Hobart Handler 140 Review
Hobart Handler 140 Review
Hobart Handler 140 Review Have you ever broken a shovel? Or maybe a wind chime? Or wanted to start a little fabrication project but didn't want to have to take out a 2nd mortgage your house just to start welding? Well if you want a reliable welder that offers the most power in its class, while only plugging in to a regular 110 volt household outlet the Hobart Handler 140 is for you! It is not a cheap import welder that will last you two days, it is manufactured in the USA, and owned by the same company that owns Miller Electric, a world renown welder manufacturing company. The Hobart Handler is a fantastic MIG welder for the price. With a 115 volts you can build many, really cool projects.

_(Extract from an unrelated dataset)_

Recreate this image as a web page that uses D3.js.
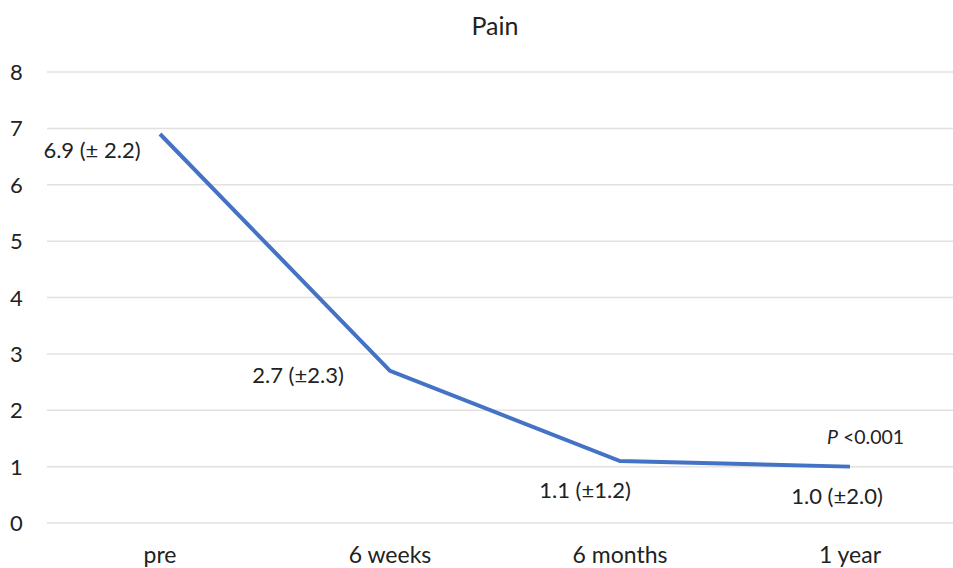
<!DOCTYPE html>
<html>
<head>
<meta charset="utf-8">
<script src="https://cdn.jsdelivr.net/npm/d3@7"></script>
<style>
  body { margin: 0; background: #fff; }
  text { font-family: Lato, "Open Sans", sans-serif; fill: #222; }
</style>
</head>
<body>
<div id="canvas"></div>
<script>
"use strict"

// DATA

let categories = ["pre", "6 weeks", "6 months", "1 year"];
let painMeans = [6.9, 2.7, 1.1, 1.0];
let painLabels = ["6.9 (\u00b1 2.2)", "2.7 (\u00b12.3)", "1.1 (\u00b11.2)", "1.0 (\u00b12.0)"];
let yTicks = [0, 1, 2, 3, 4, 5, 6, 7, 8];

// label offsets relative to each point (dx, dy)
let labelOffsets = [[-68, 24], [-92, 12], [-35, 37], [-13, 37]];

// CONFIGURATION

let svgWidth = 953;
let svgHeight = 568;

let svg = d3.select("#canvas")
    .append("svg")
    .attr("width", svgWidth)
    .attr("height", svgHeight);

// SCALES

let xScale = d3.scalePoint()
    .domain(categories)
    .range([160, 850]);

let yScale = d3.scaleLinear()
    .domain([0, 8])
    .range([523, 72]);

// TITLE

svg.append("text")
    .attr("x", 495)
    .attr("y", 35)
    .attr("text-anchor", "middle")
    .style("font-size", "25px")
    .text("Pain");

// GRIDLINES

svg.selectAll("line.grid")
    .data(yTicks)
    .join("line")
    .attr("class", "grid")
    .attr("x1", 47)
    .attr("x2", svgWidth)
    .attr("y1", function(d) { return yScale(d); })
    .attr("y2", function(d) { return yScale(d); })
    .attr("stroke", "#e3e0e0")
    .attr("stroke-width", 1.5);

// Y TICK LABELS

svg.selectAll("text.ytick")
    .data(yTicks)
    .join("text")
    .attr("class", "ytick")
    .attr("x", 10)
    .attr("y", function(d) { return yScale(d) + 8; })
    .style("font-size", "22px")
    .text(function(d) { return d; });

// X TICK LABELS

svg.selectAll("text.xtick")
    .data(categories)
    .join("text")
    .attr("class", "xtick")
    .attr("x", function(d) { return xScale(d); })
    .attr("y", 563)
    .attr("text-anchor", "middle")
    .style("font-size", "23px")
    .text(function(d) { return d; });

// LINE

let line = d3.line()
    .x(function(d, i) { return xScale(categories[i]); })
    .y(function(d) { return yScale(d); });

svg.append("path")
    .datum(painMeans)
    .attr("d", line)
    .attr("fill", "none")
    .attr("stroke", "#4472c4")
    .attr("stroke-width", 4);

// DATA LABELS

svg.selectAll("text.dataLabel")
    .data(painMeans)
    .join("text")
    .attr("class", "dataLabel")
    .attr("x", function(d, i) { return xScale(categories[i]) + labelOffsets[i][0]; })
    .attr("y", function(d, i) { return yScale(d) + labelOffsets[i][1]; })
    .attr("text-anchor", "middle")
    .style("font-size", "22px")
    .text(function(d, i) { return painLabels[i]; });

// P VALUE

let pText = svg.append("text")
    .attr("x", 827)
    .attr("y", 444)
    .style("font-size", "19.5px");

pText.append("tspan")
    .style("font-style", "italic")
    .text("P");

pText.append("tspan")
    .text(" <0.001");
</script>
</body>
</html>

I am not a professional welder by any means but I have had the welder for almost two years, however, I have had very few, insignificant, problems. The package comes complete with the power supply and integrated wire feeder. It also comes with a CGA580 gas regular meant for the flow of the common MIG shielding gas, 75/25. The gas is composed of 75% argon and 25% CO2. Another commonly used gas is pure CO2. It is typically cheaper than 75/25 and it delivers more penetration. However, the final welds typically do not deliver the same appearance that 75/25 offers. The major project that I used it for was “Roberto”, the robot that looks like a table with wheels. However, it is a very heavy table, it weighs in at about 200lbs. More information about it can be found on the robot page of this website. When I started out with it I used the Hobart .030 flux core wire. It lasted about two days until I had to go to Home Depot to get another 2lb spool. The second spool was Lincoln Innershield wire and it has worked just as well as the Hobart wire. Since then I gone through quite a bit of a 10lb spool of flux core wire as well as another 10lb spool of solid core .030 wire
Talking about solid wire brings me to my other topic which is using the welder as a true MIG welder, not a flux core welder. Once a started welding I knew that I wanted to upgrade to a gas setup at some point. However, looking at the prices for a new gas cylinder online always deterred me. They would be over $200 for a medium sized 125cf welding cylinder. I was hesitant to purchase a smaller cylinder because I knew that I would get more “bang for my buck” I if a bought a bigger cylinder. However, if you look on Craigslst sometimes you can find some pretty good deals on cylinders. However, when buying cylinders it is important to make sure that the welding cylinder doesn't have the name of any welding supply company on it. These cylinders were probably part of a lease and were never returned to the supply company. Therefore, buying cylinders from the individual selling them could very likely be illegal. Therefore, when buying cylinders be sure that there is not name extruded on it. If there is a name that is engraved into it the cylinder is probably fine but if at all possible it would be best to find a cylinder that has not markings on it. If there are no markings on it then there should be no dispute between you and the welding supply company regarding the ownership of the cylinder
When welding with flux core wire the weld puddle is normally a little bit harder. So, if you have a thicker piece of material that is going to need more amps, flux core wire might solve that problem. However, If the part that you are welding is structural, and you do not feel confident in your welds, it would be very advisable to have the welds done by a professional welder with the right equipment. Or, if that is not feasible option it would probably be a good idea to stop the project, or even better, don't start it! The reason why I mention this is because if you are making a trailer and your welds are cold, possibly due to inadequate power settings or some other issue, and they fall apart on the highway at 55 MPH and cause damage to other cars, or even worse, people you will be liable. Even if you manage to escape legally, it would be hard for many people to live with the fact that a project they made caused injury or even death to someone else do to something so silly as cold welds or some other issue
The Hobart Handler 140 gives you a very nice “bang for your buck”. From little fixes around the house, to light fabrication projects the Hobart handler is truly a very versatile welder. With gas, the welder is even better, gas gives you the chance for much cleaner welds, and far less spatter. However, even if welding with gas is not in the near future, the Hobart Handler 140 will give you the chance to fix many little projects around the house and even start some light fabrication projects.